Nassau Street was much more easily navigated, allowing access to booths like Goofy Foot's not so goofy efforts to make comfortable clothing out of recycled plastic bottles. They told me that the color of the clothes comes not from extra dye but from the color of the bottles themselves, making each shipment's color a little different.


Then it was time for the novel concept of Meet a Muslim. I went over, shook some hands, and was told that the original jihad was directed inward, at getting oneself and one's own life together. That seemed to run parallel to some of my own thoughts about the pathological lack of self-scrutiny driving political polarization. One problem with the world is that what typically passes for a tough-minded skeptic these days is someone who only directs their skepticism outward, leaving their own views and beliefs unexamined. Deniers of the threats posed by climate change and invasive species are in this category.

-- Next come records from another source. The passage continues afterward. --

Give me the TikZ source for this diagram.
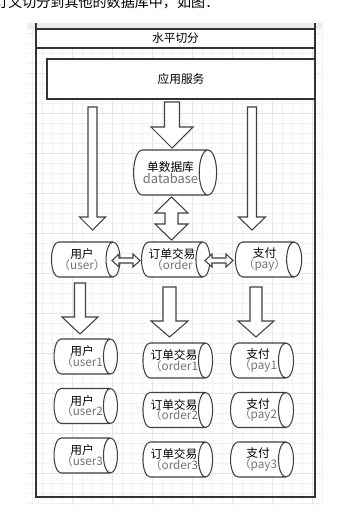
\documentclass[tikz,border=0pt]{standalone}
\usepackage{fontspec}
\setmainfont{Noto Sans CJK SC}
\usetikzlibrary{shapes.geometric}

\tikzset{
  gridminor/.style={black!5, line width=0.3pt},
  gridmajor/.style={black!10, line width=0.3pt},
  frameline/.style={draw=black!80, line width=0.9pt},
  box/.style={draw=black!80, line width=0.9pt, fill=white, inner sep=0pt,
    font=\fontsize{10}{12}\selectfont},
  db/.style={cylinder, draw=black!75, line width=0.9pt, fill=white,
    inner sep=0pt, align=center, font=\fontsize{10}{11}\selectfont},
  blockarrow/.style={draw=black!75, line width=0.9pt, fill=white, line join=miter}
}

% down block arrow: centre x, top y, tip y, shaft half width, head half width, head length
\newcommand{\vblock}[6]{%
  \pgfmathsetmacro\hy{#3-#6}
  \draw[blockarrow] (#1-#4,#2) -- (#1+#4,#2) -- (#1+#4,\hy) -- (#1+#5,\hy)
    -- (#1,#3) -- (#1-#5,\hy) -- (#1-#4,\hy) -- cycle;}
% two-headed vertical block arrow: centre x, top y, bottom y, shaft half width, head half width, head length
\newcommand{\vdouble}[6]{%
  \pgfmathsetmacro\ha{#2+#6}
  \pgfmathsetmacro\hb{#3-#6}
  \draw[blockarrow] (#1,#2) -- (#1+#5,\ha) -- (#1+#4,\ha) -- (#1+#4,\hb) -- (#1+#5,\hb)
    -- (#1,#3) -- (#1-#5,\hb) -- (#1-#4,\hb) -- (#1-#4,\ha) -- (#1-#5,\ha) -- cycle;}
% two-headed horizontal block arrow: left x, right x, centre y, shaft half height, head half height, head length
\newcommand{\hdouble}[6]{%
  \pgfmathsetmacro\ha{#1+#6}
  \pgfmathsetmacro\hb{#2-#6}
  \draw[blockarrow] (#1,#3) -- (\ha,#3-#5) -- (\ha,#3-#4) -- (\hb,#3-#4) -- (\hb,#3-#5)
    -- (#2,#3) -- (\hb,#3+#5) -- (\hb,#3+#4) -- (\ha,#3+#4) -- (\ha,#3+#5) -- cycle;}

\newcommand{\sub}[1]{{\color{black!55}#1}}

\begin{document}
\begin{tikzpicture}[x=0.03cm, y=-0.03cm]
  \useasboundingbox (0,0) rectangle (338,522);

  % caption line, cut off at the top of the screenshot
  \node[anchor=base west, inner sep=0pt, font=\fontsize{12}{14}\selectfont] (caption)
    at (-6,7) {订义切分到其他的数据库中，如图：};

  % background grid
  \foreach \x in {32,42,...,322} {
    \draw[gridminor] (\x,23) -- (\x,505);
  }
  \foreach \y in {33,43,...,503} {
    \draw[gridminor] (27,\y) -- (322,\y);
  }
  \foreach \x in {72,112,...,312} {
    \draw[gridmajor] (\x,23) -- (\x,505);
  }
  \foreach \y in {33,73,...,503} {
    \draw[gridmajor] (27,\y) -- (322,\y);
  }
  \fill[black!7] (27,23) rectangle (322,29);

  % outer frame and title band
  \draw[frameline] (36,23) -- (36,497) -- (315,497) -- (315,23);
  \node[box, minimum width=8.37cm, minimum height=0.57cm] (title) at (175.5,38.5) {水平切分};
  \node[box, minimum width=8.04cm, minimum height=1.2cm] (app) at (181,79) {应用服务};

  % single database
  \node[db, aspect=0.8, minimum height=2.49cm, minimum width=1.35cm] (single) at (170.5,172.5)
    {单数据库\\[-1pt]\sub{\fontsize{11}{11}\selectfont database}};

  % vertical split
  \node[db, aspect=0.65, minimum height=1.86cm, minimum width=1.05cm] (user) at (82,259.5) {用户\\[-2pt]\sub{（user）}};
  \node[db, aspect=0.65, minimum height=1.86cm, minimum width=1.05cm] (order) at (172,259.5) {订单交易\\[-2pt]\sub{（order}};
  \node[db, aspect=0.65, minimum height=1.89cm, minimum width=1.05cm] (pay) at (264.5,259.5) {支付\\[-2pt]\sub{（pay）}};

  % horizontal split
  \foreach \i/\uy/\oy in {1/356.5/360.5, 2/406/410, 3/455.5/459.5} {
    \node[db, aspect=0.65, minimum height=1.86cm, minimum width=1.05cm] (user\i) at (82,\uy) {用户\\[-2pt]\sub{（user\i}};
    \node[db, aspect=0.65, minimum height=1.98cm, minimum width=1.05cm] (order\i) at (174,\oy) {订单交易\\[-2pt]\sub{（order\i}};
    \node[db, aspect=0.65, minimum height=1.89cm, minimum width=1.05cm] (pay\i) at (258,\oy) {支付\\[-2pt]\sub{（pay\i}};
  }

  % block arrows
  \vblock{92.5}{107}{230}{4.5}{13}{13}
  \vblock{172}{102}{148}{7.5}{21}{21}
  \vblock{252}{107}{230}{4.5}{13.5}{13}
  \vdouble{171.5}{197}{240}{6.5}{16.5}{16}
  \hdouble{112}{140}{260.5}{2.5}{6.5}{7}
  \hdouble{205}{233}{260.5}{2.5}{6.5}{7}
  \vblock{80}{283}{334}{5.5}{18}{17}
  \vblock{169.5}{287}{337}{6.5}{18.5}{16}
  \vblock{256}{287}{337}{6}{18}{16}
\end{tikzpicture}
\end{document}
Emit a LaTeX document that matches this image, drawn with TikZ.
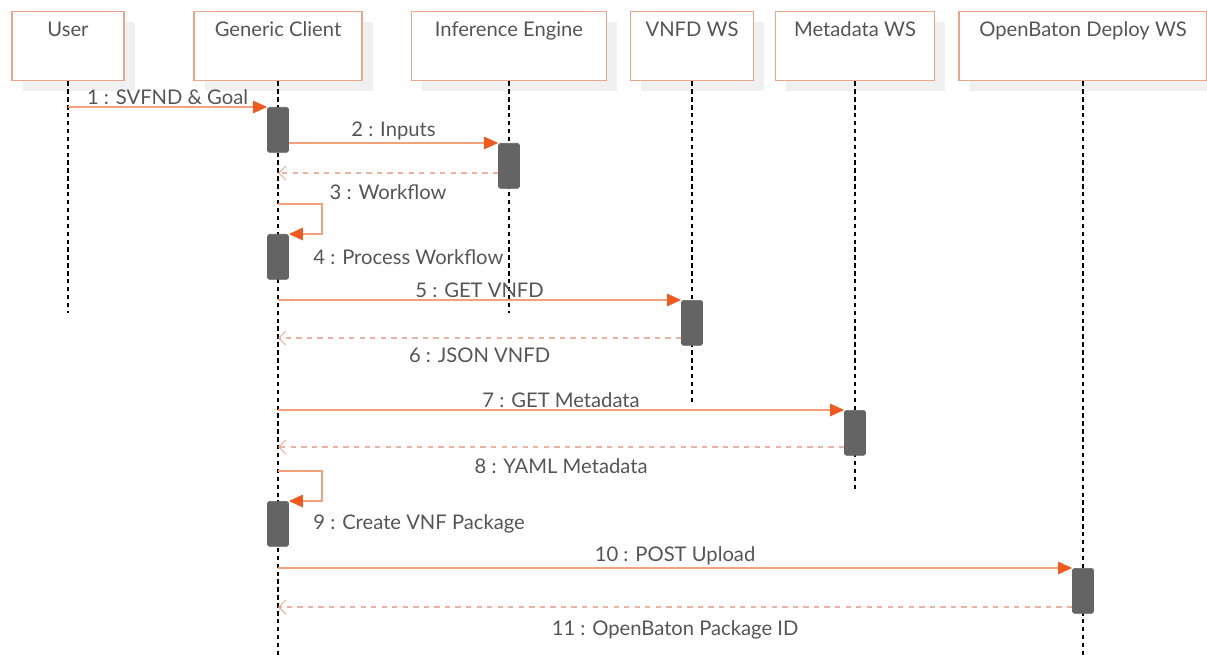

Then it was off to the Princeton Historical Society's table, which had a dog theme. Here's the Stony Brook Hunt Club, featuring hats, horses and hounds. I wondered if the family that brought what later became the Veblen House to town might have taken part in one of these outings, seeing as Jesse Paulmier Whiton-Stuart was a man of wealth who loved horses and dogs. He also took a strong interest in mathematics, which suggests it wasn't completely coincidental that he later sold the house to the great mathematician Oswald Veblen.

Kip Cherry was hosting the tent for the Princeton Battlefield Society.

What got me reaching for my wallet at these nonprofit tables tended to be food and drink, which the nonprofits were offering for less than the concession stands. Communiversity offers a chance to save money by donating to a good cause--a dollar for a can of soda to support a Christian ministry's work in Appalachia, a dollar for a cookie to support some school project.

The Princeton Junior School had some initiative called a Wishing Garden, represented by a miniature garden of plastic dandelion seedheads that put a positive spin on what a lot of lawns look like this time of year. As with the introspective jihad, there was no time for deeper understanding. We got into a conversation about climate cabaret, and how it might fit into programming at the Junior School.


Talk of the climate cabaret continued at Sustainable Princeton's tent, with the head of the local Citizens Climate Lobby chapter.  I'll never get how sustainability is a niche interest, as if the future were optional.

It can be refreshing to make like a bee in a wishing garden of booths stretched along Nassau Street, talking to people wishing and working for a better world, with a saxophone strapped on my back like wings, feeling lucky that I needed only a bike parked nearby to fly me home.